Message Sanitization
Message Sanitization detects and acts on sensitive information in user messages before they are sent to an AI model. It protects your organization from accidentally leaking PII, credentials, and other confidential data through chat interactions.
The feature is fully configurable per organization — admins can choose which entity types to detect, set confidence thresholds, define actions (allow, redact, or block), and maintain an allow list of safe terms.
Message Sanitization is not enabled by default. To enable it for your organization, contact the Devs.ai team.
How It Works
When you send a message in a chat, the system automatically scans it for sensitive information. Depending on what's detected and how your organization's policy is configured, one of three things happens:
- Allow — No sensitive data is detected (or everything is below thresholds), so the message passes through unchanged.

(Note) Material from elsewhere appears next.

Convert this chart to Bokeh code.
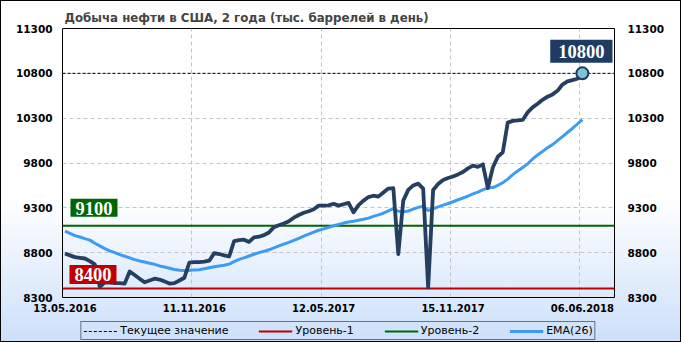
from bokeh.plotting import figure
from bokeh.layouts import column
from bokeh.models import (Range1d, FixedTicker, LinearAxis, Label, Legend,
                          LegendItem, InlineStyleSheet)
from bokeh.embed import file_html
from bokeh.resources import INLINE

title_text = "Добыча нефти  в США, 2 года (тыс. баррелей в день)"
tick_dates = ["13.05.2016", "11.11.2016", "12.05.2017", "15.11.2017", "06.06.2018"]
tick_idx = [0, 26, 52, 78, 104]
y_ticks = [8300, 8800, 9300, 9800, 10300, 10800, 11300]

production = [8790, 8770, 8750, 8743, 8735, 8705, 8670, 8420, 8470, 8465,
              8460, 8460, 8455, 8590, 8550, 8510, 8470, 8490, 8510, 8500,
              8480, 8455, 8460, 8490, 8520, 8690, 8695, 8695, 8700, 8710,
              8795, 8785, 8770, 8757, 8930, 8940, 8945, 8920, 8970, 8978,
              8995, 9025, 9085, 9105, 9125, 9150, 9190, 9220, 9245, 9262,
              9285, 9325, 9325, 9328, 9345, 9325, 9340, 9355, 9250, 9330,
              9380, 9420, 9435, 9425, 9470, 9515, 9520, 8785, 9380, 9500,
              9550, 9570, 9515, 8410, 9500, 9565, 9610, 9632, 9650, 9673,
              9700, 9740, 9770, 9757, 9785, 9520, 9750, 9870, 9920, 10250,
              10270, 10275, 10280, 10365, 10420, 10460, 10505, 10540, 10565, 10605,
              10675, 10710, 10725, 10740, 10800]

ema26 = [9040, 9015, 8990, 8975, 8957, 8940, 8905, 8875, 8845, 8820,
         8800, 8778, 8760, 8742, 8722, 8708, 8695, 8682, 8670, 8652,
         8640, 8627, 8612, 8603, 8600, 8602, 8608, 8610, 8620, 8632,
         8642, 8652, 8660, 8672, 8700, 8725, 8742, 8763, 8782, 8800,
         8815, 8832, 8853, 8875, 8895, 8915, 8937, 8960, 8985, 9007,
         9030, 9050, 9065, 9082, 9100, 9115, 9130, 9142, 9150, 9162,
         9172, 9185, 9205, 9222, 9240, 9265, 9290, 9262, 9255, 9265,
         9285, 9305, 9318, 9270, 9288, 9310, 9330, 9348, 9368, 9390,
         9410, 9430, 9455, 9475, 9500, 9523, 9526, 9550, 9580, 9620,
         9670, 9710, 9750, 9790, 9845, 9890, 9930, 9970, 10005, 10050,
         10095, 10140, 10185, 10235, 10285]

level1 = 8400
level2 = 9100
current = production[-1]
xs = list(range(len(production)))

FONT = "DejaVu Sans"
BOX_FONT = "Liberation Serif"

CUR_STYLE = dict(line_color="black", line_width=1, line_dash="3 2")
L1_STYLE = dict(line_color="#c00000", line_width=2)
L2_STYLE = dict(line_color="#006600", line_width=2)
EMA_STYLE = dict(line_color="#3d9cf2", line_width=3)

xr = Range1d(-0.5, 110.46)
p = figure(width=681, height=318, output_backend="svg", toolbar_location=None,
           x_range=xr, y_range=Range1d(8300, 11300),
           min_border_left=62, min_border_right=67, min_border_top=28,
           min_border_bottom=21)
p.background_fill_alpha = 0
p.border_fill_alpha = 0
p.outline_line_color = "black"
p.outline_line_width = 1
p.outline_line_alpha = 1

p.title.text = title_text
p.title.text_font = FONT
p.title.text_font_size = "11.8px"
p.title.text_font_style = "bold"
p.title.align = "left"
p.title.offset = 2
p.title.standoff = 8

def style_y(ax):
    ax.ticker = FixedTicker(ticks=y_ticks)
    ax.axis_line_color = None
    ax.major_tick_line_color = None
    ax.minor_tick_line_color = None
    ax.major_tick_out = 0
    ax.major_tick_in = 0
    ax.major_label_text_font = FONT
    ax.major_label_text_font_size = "10.5px"
    ax.major_label_text_font_style = "bold"
    ax.major_label_text_color = "black"
    ax.major_label_standoff = 10

style_y(p.yaxis[0])
right_ax = LinearAxis()
style_y(right_ax)
right_ax.major_label_standoff = 13
p.add_layout(right_ax, "right")

xa = p.xaxis[0]
xa.ticker = FixedTicker(ticks=tick_idx)
xa.major_label_overrides = {i: d for i, d in zip(tick_idx, tick_dates)}
xa.axis_line_color = None
xa.major_tick_line_color = None
xa.minor_tick_line_color = None
xa.major_tick_out = 0
xa.major_tick_in = 0
xa.major_label_text_font = FONT
xa.major_label_text_font_size = "10px"
xa.major_label_text_font_style = "bold"
xa.major_label_text_color = "black"
xa.major_label_standoff = 6

p.xgrid.ticker = FixedTicker(ticks=[t - 0.5 for t in tick_idx[1:]])
for g in (p.xgrid[0], p.ygrid[0]):
    g.grid_line_color = "#c4c4c4"
    g.grid_line_dash = "4 3"
    g.grid_line_width = 1
p.ygrid.ticker = FixedTicker(ticks=y_ticks)

span_x = [xr.start, xr.end]
p.line(span_x, [level1, level1], **L1_STYLE)
p.line(span_x, [level2, level2], **L2_STYLE)
p.line(span_x, [current, current], **CUR_STYLE)

p.line(xs, ema26, **EMA_STYLE)
p.line(xs, production, line_color="#243f60", line_width=3.8, line_join="round")
p.scatter([xs[-1]], [current], size=12, fill_color="#7cc3dc",
          line_color="#1b3a5c", line_width=2)

def box_label(x, y, text, color, xo, yo, pad):
    return Label(x=x, y=y, text=text, x_offset=xo, y_offset=yo,
                 text_align="center", text_baseline="middle",
                 text_font=BOX_FONT, text_font_size="18.5px", text_font_style="bold",
                 text_color="white", background_fill_color=color, padding=pad)

p.add_layout(box_label(xs[-1], current, str(current), "#1f3b63", -1, 22,
                       dict(left=8, right=8, top=5, bottom=5)))
p.add_layout(box_label(xs[0], level2, str(level2), "#006600", 29, 18,
                       dict(left=5, right=5, top=3, bottom=2)))
p.add_layout(box_label(xs[0], level1, str(level1), "#c00000", 28, 14,
                       dict(left=5, right=5, top=3, bottom=3)))

# legend strip
q = figure(width=681, height=24, output_backend="svg", toolbar_location=None,
           x_range=Range1d(xr.start, xr.end), y_range=Range1d(8300, 11300),
           min_border=0, x_axis_location=None, y_axis_location=None)
q.background_fill_alpha = 0
q.border_fill_alpha = 0
q.outline_line_color = None
q.grid.visible = False
r_cur = q.line(span_x, [current, current], visible=False, **CUR_STYLE)
r_l1 = q.line(span_x, [level1, level1], visible=False, **L1_STYLE)
r_l2 = q.line(span_x, [level2, level2], visible=False, **L2_STYLE)
r_ema = q.line(xs, ema26, visible=False, **EMA_STYLE)

legend = Legend(items=[LegendItem(label="Текущее значение", renderers=[r_cur]),
                       LegendItem(label="Уровень-1", renderers=[r_l1]),
                       LegendItem(label="Уровень-2", renderers=[r_l2]),
                       LegendItem(label="EMA(26)", renderers=[r_ema])],
                orientation="horizontal", location="top_center",
                label_text_font=FONT, label_text_font_size="11px",
                label_text_color="black", glyph_width=34, glyph_height=10,
                label_height=12, label_standoff=3, spacing=30, padding=2,
                margin=3, border_line_color="black", border_line_width=1,
                background_fill_alpha=0, inactive_fill_alpha=0)
q.add_layout(legend, "center")

page = column(p, q, spacing=0)
page.stylesheets = [InlineStyleSheet(css=(
    ":host { background: linear-gradient(to bottom, #ffffff 0%, #ffffff 58%, "
    "#cce0fa 100%); box-shadow: inset 0 0 0 1px #000000; }"))]

open("out.html", "w").write(file_html(page, INLINE))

- Redact — Sensitive data is detected and the policy says to redact it. The message is sent to the AI with sensitive portions replaced by
[REDACTED]. - Block — High-risk data is detected (e.g., private keys, API keys). The message is rejected entirely. You'll see an alert showing which entities were found and can choose to Use redacted version to resubmit with sensitive data removed.
For messages already in a chat, sanitization runs transparently before each AI model call. Any previously unsanitized content is redacted automatically.
Admin Configuration
Organization admins manage the sanitization policy from Settings → Message Sanitization.
Available Controls
- Enable/disable the feature with a master toggle
- Apply presets for quick configuration:
- Strict — Blocks government IDs and secrets, redacts everything else. Low detection thresholds.
- Balanced — Redacts most PII, blocks only high-risk secrets. Medium thresholds.
- Internal-Friendly — Higher thresholds. Blocks only secrets, redacts PII only at high confidence.
- Set a default action (Allow, Redact, or Block) for entities without specific rules
- Configure per-entity rules with custom confidence thresholds and actions
- Maintain an allow list of terms that should bypass detection (e.g., company names that might be flagged as person names)
- Browse the entity catalog showing all 50+ supported entity types grouped by region
- Test the policy using the built-in test console before saving
Testing Your Policy
Before saving changes, you can test your policy without affecting real conversations:
- Navigate to Settings → Message Sanitization.
- Configure your desired policy.
- In the Test Console, enter sample text (e.g., "My SSN is 123-45-6789 and email is john@example.com").
- Click Run Test to see which entities are detected, their confidence scores, and the resulting action (allow, redact, or block).
Supported Entity Types
The system detects 50+ entity types across these categories:
| Region | Entity Types |
|---|---|
| Global | Email, Phone, Person Name, Organization, Location, Date/Time, URL, Credit Card, Crypto Wallet, IBAN, IP Address, MAC Address, Medical License |
| USA | SSN, Bank Number, Driver License, ITIN, Passport, Medicare ID, NPI |
| UK | NHS Number, NINO |
| Europe | Spanish NIF/NIE, Italian Fiscal Code/Driver License/VAT/Passport/ID, Polish PESEL, Finnish Identity Code |
| Asia-Pacific | Singapore NRIC/UEN, Australian ABN/ACN/TFN/Medicare, Indian PAN/Aadhaar/Passport/GSTIN, Korean identifiers, Thai TNIN |
| Secrets | API Keys, Access Tokens, Passwords, Private Keys |
What Users See
Redacted Message
When a message is redacted, the sensitive parts are replaced with [REDACTED] before the AI sees them. The conversation continues normally — you may notice redacted placeholders if you review the message.
Blocked Message
When a message is blocked, you'll see a red alert with:
- A "Message Blocked" heading
- Badges showing which entity types were detected (e.g.,
PRIVATE_KEY) - A Use redacted version button that resubmits your message with the sensitive content removed
Limitations
- Detection works best with English text. Other languages may have reduced entity coverage.
- The allow list uses case-insensitive substring matching — an allow list entry of "john" would also allow "johnson" to pass through.
- Only text content in messages is evaluated. Images are not scanned.
- If the detection service is temporarily unavailable, the system continues to operate with basic pattern-based detection only (covering private keys, API keys, tokens, and passwords).